▶ [Extracted data]:
—————

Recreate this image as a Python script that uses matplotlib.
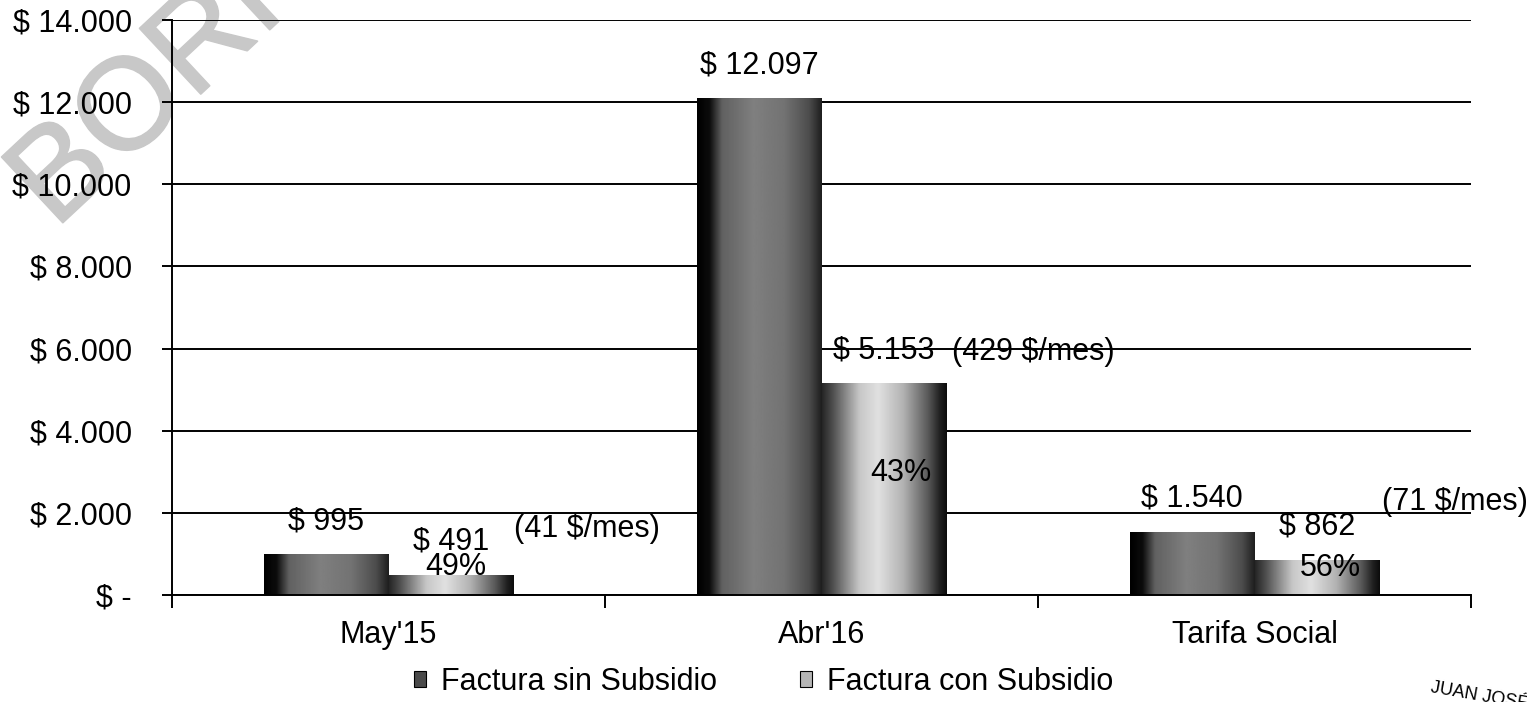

—————

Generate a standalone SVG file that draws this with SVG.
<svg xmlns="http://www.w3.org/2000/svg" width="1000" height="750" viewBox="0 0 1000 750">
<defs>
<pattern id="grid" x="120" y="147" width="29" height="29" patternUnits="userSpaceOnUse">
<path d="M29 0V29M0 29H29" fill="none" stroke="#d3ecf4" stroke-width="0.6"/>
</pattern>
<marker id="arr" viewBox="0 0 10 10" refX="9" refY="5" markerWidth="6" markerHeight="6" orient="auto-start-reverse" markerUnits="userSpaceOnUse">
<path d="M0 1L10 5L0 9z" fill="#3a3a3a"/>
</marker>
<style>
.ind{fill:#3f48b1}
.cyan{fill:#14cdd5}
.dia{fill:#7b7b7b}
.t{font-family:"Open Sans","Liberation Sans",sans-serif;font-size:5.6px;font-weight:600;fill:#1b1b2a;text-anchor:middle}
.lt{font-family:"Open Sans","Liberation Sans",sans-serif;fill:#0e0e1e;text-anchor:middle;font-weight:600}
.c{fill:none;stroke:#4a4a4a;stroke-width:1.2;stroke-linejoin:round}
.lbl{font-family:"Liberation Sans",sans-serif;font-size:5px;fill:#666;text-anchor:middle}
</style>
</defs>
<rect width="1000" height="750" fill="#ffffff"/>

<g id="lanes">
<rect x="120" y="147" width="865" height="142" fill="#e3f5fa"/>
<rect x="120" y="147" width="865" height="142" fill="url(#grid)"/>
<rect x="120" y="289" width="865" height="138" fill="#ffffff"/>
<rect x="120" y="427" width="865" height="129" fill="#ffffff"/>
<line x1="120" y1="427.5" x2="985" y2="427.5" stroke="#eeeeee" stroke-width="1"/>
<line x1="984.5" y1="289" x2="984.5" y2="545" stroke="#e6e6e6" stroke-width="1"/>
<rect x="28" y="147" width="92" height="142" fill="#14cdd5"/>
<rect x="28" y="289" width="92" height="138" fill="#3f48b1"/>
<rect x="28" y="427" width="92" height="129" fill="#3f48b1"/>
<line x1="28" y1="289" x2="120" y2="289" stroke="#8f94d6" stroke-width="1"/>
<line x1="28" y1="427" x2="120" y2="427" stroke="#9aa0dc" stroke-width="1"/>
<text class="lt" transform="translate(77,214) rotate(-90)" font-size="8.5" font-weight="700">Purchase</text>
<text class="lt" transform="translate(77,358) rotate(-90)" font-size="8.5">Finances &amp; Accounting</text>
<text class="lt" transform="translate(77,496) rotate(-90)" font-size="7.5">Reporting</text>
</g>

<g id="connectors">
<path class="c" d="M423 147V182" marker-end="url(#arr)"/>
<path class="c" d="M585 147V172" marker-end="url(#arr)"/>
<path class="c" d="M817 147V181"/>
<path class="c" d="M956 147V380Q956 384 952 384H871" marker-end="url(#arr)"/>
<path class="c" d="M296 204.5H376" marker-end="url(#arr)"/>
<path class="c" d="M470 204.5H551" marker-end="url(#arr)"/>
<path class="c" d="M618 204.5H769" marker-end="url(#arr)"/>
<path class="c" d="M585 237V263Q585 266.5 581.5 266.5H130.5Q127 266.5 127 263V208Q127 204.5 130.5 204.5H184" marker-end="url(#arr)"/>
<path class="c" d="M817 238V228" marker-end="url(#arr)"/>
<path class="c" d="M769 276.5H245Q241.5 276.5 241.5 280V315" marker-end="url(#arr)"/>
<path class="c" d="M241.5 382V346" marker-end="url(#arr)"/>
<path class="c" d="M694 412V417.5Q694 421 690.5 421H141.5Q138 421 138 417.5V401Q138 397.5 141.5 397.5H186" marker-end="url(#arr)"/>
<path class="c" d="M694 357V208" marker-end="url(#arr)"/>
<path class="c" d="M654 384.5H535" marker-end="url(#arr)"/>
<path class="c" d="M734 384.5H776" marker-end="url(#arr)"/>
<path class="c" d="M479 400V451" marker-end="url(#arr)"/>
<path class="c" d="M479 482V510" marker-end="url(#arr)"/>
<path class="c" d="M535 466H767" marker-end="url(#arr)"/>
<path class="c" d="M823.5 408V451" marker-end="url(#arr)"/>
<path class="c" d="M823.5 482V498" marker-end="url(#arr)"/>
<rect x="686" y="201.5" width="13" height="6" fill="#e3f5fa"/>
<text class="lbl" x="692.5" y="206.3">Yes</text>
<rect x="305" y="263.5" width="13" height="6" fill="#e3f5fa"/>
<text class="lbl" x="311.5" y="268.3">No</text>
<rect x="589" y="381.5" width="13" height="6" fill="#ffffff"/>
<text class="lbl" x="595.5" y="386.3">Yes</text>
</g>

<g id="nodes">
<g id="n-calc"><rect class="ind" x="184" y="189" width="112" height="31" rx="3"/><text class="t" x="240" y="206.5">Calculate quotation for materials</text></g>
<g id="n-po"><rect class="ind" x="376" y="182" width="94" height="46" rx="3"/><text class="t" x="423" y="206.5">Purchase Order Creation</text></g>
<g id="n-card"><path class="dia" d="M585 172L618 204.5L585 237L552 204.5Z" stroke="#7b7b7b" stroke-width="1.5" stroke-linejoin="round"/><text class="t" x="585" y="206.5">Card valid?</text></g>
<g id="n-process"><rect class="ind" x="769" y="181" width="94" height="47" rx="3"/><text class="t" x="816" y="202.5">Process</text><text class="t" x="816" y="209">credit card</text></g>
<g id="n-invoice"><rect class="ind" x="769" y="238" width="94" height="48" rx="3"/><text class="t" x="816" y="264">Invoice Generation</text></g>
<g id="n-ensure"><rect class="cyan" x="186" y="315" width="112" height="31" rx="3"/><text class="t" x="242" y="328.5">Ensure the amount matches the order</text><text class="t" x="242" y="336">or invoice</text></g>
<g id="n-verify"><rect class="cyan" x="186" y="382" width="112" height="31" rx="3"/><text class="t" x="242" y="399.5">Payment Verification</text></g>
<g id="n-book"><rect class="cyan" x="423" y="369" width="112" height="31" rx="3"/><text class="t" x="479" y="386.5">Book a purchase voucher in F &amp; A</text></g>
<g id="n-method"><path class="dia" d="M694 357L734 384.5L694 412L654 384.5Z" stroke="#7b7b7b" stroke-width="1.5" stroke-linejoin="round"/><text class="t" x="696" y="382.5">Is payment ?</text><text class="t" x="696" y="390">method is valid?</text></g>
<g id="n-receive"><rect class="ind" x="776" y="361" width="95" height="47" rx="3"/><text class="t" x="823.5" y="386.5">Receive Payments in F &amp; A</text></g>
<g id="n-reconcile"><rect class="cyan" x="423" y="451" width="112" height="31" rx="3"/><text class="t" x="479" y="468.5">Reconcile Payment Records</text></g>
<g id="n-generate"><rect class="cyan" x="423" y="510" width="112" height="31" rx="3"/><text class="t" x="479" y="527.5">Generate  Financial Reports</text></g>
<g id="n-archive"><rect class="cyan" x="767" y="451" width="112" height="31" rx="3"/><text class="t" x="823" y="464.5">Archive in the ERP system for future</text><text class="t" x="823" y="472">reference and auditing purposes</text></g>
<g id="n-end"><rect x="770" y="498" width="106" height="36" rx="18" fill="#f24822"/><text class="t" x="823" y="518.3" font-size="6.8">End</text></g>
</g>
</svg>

—————

▶ [Aim of the task]: Find "that". Copy every line it occurs in.

▶ [Solution to this task]:
Recreate this image as a Python script that uses matplotlib.
Generate a standalone SVG file that draws this with SVG.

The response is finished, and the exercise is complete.